The healer shook her head and pointed at the stack of papers before Nylan. “What are you working on there?”
“The plans for the sawmill.”
“You didn’t do that for the tower, or the bathhouse, or the smithy,” she pointed out, then leaned over him and kissed the back of his neck.
“I didn’t have to. I was here.”
“You are serious, aren’t you?”
“Ryba practically ordered me to bed Ydrall. She wants to see the gene mix with locals.”
“I take it you were reluctant.”
“That wasn’t the real point. She was giving me another shove. I told her I’d think about it. I have no intention of thinking about it.” He rubbed his forehead.
“You got ink on your forehead,” Ayrlyn said.
He tried to blot it away with the back of his hand. “Then, when I said I wasn’t the Gerlich type, she said I was, except that fewer women appealed to me, and if Ydrall didn’t appeal to find a local who did so that she could confirm that the genes mixed.”

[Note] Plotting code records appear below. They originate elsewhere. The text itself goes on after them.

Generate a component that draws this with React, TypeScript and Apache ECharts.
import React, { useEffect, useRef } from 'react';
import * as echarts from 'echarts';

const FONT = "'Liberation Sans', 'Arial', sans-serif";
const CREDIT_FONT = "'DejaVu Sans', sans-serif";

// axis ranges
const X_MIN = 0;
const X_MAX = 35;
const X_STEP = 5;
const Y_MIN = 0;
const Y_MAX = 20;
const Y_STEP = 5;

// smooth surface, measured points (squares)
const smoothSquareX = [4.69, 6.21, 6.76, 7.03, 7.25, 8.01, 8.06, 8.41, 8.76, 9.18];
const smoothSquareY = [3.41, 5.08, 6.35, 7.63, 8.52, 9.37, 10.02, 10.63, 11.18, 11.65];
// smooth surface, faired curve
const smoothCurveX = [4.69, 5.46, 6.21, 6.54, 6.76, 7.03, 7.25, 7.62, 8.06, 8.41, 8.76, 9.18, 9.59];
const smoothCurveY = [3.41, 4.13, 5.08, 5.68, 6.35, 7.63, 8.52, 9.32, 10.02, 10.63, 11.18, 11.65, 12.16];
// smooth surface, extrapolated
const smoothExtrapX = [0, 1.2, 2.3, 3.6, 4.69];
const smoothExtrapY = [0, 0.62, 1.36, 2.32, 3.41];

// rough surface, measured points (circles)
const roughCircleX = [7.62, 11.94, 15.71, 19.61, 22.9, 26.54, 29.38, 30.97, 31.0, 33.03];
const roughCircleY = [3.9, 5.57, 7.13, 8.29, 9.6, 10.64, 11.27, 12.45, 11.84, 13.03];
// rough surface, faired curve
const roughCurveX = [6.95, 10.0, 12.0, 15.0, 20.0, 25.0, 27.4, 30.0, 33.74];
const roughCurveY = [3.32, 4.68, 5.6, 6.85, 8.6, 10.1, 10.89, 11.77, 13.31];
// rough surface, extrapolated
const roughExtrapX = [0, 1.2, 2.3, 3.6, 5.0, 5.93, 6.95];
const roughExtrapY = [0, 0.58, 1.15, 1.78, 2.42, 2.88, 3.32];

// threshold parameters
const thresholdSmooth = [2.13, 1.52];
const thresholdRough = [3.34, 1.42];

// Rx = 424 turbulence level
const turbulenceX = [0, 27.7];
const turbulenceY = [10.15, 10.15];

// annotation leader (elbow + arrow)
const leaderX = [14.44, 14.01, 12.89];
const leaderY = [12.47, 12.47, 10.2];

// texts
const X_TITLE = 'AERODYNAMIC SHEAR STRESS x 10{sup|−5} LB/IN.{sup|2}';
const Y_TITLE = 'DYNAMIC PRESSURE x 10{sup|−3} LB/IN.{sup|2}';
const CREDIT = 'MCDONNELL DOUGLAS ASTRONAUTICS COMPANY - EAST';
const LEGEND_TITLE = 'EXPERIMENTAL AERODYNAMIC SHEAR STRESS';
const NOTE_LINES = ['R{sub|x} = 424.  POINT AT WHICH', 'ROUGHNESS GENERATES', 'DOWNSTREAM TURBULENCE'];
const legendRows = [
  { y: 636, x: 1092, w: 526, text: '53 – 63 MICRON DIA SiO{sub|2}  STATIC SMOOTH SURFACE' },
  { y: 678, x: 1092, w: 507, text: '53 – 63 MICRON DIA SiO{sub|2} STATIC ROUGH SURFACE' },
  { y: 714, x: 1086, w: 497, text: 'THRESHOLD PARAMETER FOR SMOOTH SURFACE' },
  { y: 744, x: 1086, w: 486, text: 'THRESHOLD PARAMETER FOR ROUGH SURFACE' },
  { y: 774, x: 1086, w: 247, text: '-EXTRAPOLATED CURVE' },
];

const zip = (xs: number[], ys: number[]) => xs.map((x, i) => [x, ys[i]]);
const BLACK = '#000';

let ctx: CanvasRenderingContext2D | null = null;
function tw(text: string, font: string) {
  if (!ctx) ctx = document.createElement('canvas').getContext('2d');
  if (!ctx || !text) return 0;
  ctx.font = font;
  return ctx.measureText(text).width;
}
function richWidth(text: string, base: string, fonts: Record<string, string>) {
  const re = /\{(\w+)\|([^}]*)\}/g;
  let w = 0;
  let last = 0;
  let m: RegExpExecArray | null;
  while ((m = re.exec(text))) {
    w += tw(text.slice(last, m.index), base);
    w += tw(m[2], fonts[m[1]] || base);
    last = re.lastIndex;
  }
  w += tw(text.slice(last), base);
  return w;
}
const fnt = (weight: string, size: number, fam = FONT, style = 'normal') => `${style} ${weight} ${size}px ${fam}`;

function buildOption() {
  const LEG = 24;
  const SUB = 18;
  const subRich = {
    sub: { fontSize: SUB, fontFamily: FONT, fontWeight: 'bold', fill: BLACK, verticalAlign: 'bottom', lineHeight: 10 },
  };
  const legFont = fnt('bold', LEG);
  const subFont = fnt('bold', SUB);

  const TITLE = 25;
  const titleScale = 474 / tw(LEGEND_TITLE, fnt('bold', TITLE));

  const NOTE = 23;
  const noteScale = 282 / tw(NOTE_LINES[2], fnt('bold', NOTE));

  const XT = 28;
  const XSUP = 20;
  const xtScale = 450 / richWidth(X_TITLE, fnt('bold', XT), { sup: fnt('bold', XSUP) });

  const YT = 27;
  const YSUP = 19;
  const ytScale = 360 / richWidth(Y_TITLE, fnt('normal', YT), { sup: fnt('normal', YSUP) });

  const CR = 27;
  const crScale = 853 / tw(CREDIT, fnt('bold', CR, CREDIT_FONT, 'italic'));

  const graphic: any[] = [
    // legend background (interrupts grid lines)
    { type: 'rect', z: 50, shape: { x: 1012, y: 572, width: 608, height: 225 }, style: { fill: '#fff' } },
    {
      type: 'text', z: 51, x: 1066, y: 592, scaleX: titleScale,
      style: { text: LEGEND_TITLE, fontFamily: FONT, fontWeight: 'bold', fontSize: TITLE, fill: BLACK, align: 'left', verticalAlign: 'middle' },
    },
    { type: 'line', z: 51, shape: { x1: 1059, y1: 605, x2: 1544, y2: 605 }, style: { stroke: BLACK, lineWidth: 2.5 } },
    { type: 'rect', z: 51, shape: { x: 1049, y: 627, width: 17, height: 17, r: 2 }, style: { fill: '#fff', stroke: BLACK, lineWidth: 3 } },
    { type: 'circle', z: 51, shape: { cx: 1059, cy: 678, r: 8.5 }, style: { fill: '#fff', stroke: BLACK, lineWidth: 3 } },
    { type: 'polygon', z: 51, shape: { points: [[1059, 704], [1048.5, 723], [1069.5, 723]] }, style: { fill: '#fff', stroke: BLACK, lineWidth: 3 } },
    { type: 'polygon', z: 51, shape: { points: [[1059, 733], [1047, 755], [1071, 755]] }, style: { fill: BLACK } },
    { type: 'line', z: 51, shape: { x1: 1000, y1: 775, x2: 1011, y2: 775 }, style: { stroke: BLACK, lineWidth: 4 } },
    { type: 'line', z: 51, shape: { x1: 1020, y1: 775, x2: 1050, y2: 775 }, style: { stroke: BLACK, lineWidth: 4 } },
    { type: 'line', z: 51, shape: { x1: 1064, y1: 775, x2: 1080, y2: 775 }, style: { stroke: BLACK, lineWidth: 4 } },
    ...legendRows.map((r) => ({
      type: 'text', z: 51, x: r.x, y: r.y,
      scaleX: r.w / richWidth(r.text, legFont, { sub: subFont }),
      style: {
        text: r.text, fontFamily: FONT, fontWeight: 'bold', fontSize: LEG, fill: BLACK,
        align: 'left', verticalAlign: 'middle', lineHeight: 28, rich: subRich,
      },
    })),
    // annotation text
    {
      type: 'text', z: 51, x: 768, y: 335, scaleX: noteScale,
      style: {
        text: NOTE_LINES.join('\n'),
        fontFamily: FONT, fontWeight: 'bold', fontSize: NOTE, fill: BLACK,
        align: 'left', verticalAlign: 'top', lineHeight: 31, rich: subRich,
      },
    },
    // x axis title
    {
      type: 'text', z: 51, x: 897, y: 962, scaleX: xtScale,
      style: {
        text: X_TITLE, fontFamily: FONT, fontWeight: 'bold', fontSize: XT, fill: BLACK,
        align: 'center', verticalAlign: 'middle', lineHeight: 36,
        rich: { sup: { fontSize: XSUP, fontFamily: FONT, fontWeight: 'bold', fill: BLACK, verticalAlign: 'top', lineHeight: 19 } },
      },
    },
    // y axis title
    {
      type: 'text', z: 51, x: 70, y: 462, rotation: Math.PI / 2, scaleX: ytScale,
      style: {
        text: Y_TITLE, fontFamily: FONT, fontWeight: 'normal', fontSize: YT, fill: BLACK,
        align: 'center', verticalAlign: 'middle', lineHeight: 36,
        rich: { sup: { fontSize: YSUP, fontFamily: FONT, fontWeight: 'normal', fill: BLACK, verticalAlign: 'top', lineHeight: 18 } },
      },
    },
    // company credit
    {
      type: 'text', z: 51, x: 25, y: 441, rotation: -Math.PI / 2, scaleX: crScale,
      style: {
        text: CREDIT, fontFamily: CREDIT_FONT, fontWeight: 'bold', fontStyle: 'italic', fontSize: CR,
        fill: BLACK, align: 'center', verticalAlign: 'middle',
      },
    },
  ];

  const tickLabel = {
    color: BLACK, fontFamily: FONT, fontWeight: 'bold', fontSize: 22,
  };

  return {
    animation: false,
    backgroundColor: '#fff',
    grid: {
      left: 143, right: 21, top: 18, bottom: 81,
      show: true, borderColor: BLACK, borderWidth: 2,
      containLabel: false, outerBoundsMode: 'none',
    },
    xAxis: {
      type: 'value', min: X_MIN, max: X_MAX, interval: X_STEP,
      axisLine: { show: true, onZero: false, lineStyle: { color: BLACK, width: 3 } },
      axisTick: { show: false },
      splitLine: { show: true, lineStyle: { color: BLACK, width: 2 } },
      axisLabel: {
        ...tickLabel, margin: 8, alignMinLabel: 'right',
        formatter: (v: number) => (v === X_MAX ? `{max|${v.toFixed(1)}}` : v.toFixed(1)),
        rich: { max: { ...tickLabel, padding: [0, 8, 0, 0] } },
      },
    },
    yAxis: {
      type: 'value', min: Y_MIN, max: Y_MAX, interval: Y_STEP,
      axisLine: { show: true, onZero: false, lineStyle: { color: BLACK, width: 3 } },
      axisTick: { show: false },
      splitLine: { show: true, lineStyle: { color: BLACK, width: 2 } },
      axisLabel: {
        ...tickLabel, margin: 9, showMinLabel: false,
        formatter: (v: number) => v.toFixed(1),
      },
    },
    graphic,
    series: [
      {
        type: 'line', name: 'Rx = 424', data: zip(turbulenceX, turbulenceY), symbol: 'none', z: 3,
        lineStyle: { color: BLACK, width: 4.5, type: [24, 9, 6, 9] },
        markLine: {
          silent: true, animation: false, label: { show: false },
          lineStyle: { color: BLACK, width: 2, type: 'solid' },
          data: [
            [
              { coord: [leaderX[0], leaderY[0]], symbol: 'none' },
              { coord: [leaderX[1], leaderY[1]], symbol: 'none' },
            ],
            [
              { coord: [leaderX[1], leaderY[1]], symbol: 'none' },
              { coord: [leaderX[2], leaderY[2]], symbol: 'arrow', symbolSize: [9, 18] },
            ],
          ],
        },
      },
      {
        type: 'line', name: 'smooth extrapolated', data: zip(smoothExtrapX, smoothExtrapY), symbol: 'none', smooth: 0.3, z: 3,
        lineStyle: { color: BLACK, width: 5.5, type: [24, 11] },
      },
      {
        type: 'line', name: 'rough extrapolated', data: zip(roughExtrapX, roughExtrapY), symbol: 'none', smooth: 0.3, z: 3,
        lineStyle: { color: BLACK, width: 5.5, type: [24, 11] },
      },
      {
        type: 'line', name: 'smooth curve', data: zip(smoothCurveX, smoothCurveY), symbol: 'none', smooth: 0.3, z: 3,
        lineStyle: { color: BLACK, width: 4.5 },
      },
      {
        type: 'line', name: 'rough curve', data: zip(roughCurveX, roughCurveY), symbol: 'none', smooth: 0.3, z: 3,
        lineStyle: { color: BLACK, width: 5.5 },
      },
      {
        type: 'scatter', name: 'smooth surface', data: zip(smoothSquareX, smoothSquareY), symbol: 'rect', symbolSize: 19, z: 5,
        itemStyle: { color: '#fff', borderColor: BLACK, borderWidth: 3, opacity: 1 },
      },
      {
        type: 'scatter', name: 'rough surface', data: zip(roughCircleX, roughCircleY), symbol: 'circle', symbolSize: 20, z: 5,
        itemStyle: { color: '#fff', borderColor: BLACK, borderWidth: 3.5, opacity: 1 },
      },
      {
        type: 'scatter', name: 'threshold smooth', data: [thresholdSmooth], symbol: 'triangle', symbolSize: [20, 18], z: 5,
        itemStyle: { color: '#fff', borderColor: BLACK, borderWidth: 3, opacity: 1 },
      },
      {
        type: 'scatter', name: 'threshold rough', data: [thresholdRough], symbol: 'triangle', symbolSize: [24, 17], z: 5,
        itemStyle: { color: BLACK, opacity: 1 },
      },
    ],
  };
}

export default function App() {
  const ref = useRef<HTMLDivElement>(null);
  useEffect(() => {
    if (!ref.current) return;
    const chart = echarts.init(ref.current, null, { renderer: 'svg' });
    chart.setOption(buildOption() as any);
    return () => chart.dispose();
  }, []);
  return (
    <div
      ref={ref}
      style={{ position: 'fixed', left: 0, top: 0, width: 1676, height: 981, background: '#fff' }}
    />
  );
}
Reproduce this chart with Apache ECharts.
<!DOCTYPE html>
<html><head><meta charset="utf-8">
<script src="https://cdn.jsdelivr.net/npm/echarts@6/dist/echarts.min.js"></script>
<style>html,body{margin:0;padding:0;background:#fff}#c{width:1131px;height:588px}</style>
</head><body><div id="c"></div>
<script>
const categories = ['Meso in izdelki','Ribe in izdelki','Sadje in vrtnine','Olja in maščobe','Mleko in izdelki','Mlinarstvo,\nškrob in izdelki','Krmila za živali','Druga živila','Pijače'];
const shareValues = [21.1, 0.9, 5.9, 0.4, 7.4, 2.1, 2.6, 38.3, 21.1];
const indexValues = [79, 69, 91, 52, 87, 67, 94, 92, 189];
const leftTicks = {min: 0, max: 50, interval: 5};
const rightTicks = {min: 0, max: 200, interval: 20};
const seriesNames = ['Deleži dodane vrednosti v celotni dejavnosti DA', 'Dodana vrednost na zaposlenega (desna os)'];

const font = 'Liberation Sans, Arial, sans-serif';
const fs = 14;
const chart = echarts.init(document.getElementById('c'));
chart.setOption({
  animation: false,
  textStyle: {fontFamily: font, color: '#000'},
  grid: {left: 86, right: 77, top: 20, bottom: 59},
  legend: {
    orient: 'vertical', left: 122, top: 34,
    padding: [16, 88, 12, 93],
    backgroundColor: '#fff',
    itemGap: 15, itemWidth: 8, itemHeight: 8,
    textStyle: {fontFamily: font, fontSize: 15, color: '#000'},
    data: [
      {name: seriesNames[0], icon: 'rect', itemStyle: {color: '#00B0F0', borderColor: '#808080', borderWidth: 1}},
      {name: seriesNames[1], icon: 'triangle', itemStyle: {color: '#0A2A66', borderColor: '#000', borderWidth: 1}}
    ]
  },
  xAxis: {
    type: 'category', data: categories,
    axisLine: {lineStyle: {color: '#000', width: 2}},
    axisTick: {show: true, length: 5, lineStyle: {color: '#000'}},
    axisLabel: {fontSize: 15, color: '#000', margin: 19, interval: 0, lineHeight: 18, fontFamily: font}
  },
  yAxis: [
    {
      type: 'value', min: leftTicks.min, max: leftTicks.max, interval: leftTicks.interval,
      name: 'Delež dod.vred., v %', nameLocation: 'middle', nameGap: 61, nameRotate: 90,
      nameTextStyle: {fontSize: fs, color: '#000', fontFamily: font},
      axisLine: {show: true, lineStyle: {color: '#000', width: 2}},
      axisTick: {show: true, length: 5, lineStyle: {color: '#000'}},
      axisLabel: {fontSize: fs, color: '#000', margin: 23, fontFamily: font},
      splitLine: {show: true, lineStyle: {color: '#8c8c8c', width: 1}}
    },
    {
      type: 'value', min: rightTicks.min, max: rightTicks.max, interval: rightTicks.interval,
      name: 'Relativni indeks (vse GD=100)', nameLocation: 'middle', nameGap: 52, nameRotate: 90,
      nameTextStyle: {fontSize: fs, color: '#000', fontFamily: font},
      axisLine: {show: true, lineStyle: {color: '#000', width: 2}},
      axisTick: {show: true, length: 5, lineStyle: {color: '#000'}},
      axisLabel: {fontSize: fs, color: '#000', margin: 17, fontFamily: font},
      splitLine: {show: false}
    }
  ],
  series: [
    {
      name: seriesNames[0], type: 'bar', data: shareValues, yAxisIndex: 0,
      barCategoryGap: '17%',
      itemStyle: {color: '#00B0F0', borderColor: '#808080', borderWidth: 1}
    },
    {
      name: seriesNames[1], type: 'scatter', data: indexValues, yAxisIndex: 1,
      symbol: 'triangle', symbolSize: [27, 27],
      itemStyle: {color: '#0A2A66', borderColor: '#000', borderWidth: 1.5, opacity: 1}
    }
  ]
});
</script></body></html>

“Did she put it that way?”
“Pretty much.”
Ayrlyn pursed her lips. “That makes you angry.”
“That, and basically being told my prime value is as a stud.”
“She’s angry at you for choosing me.”
“I’m glad I did,” Nylan said. “I wish I’d seen who you were earlier.”
“I wasn’t who I am now back then, if that makes sense. I was a mousy comm officer.”
“Neither was I. I was a withdrawn engineer. I still am.”
Ayrlyn’s eyes dropped to the papers. “Are you going to tell Ryba about all these plans?”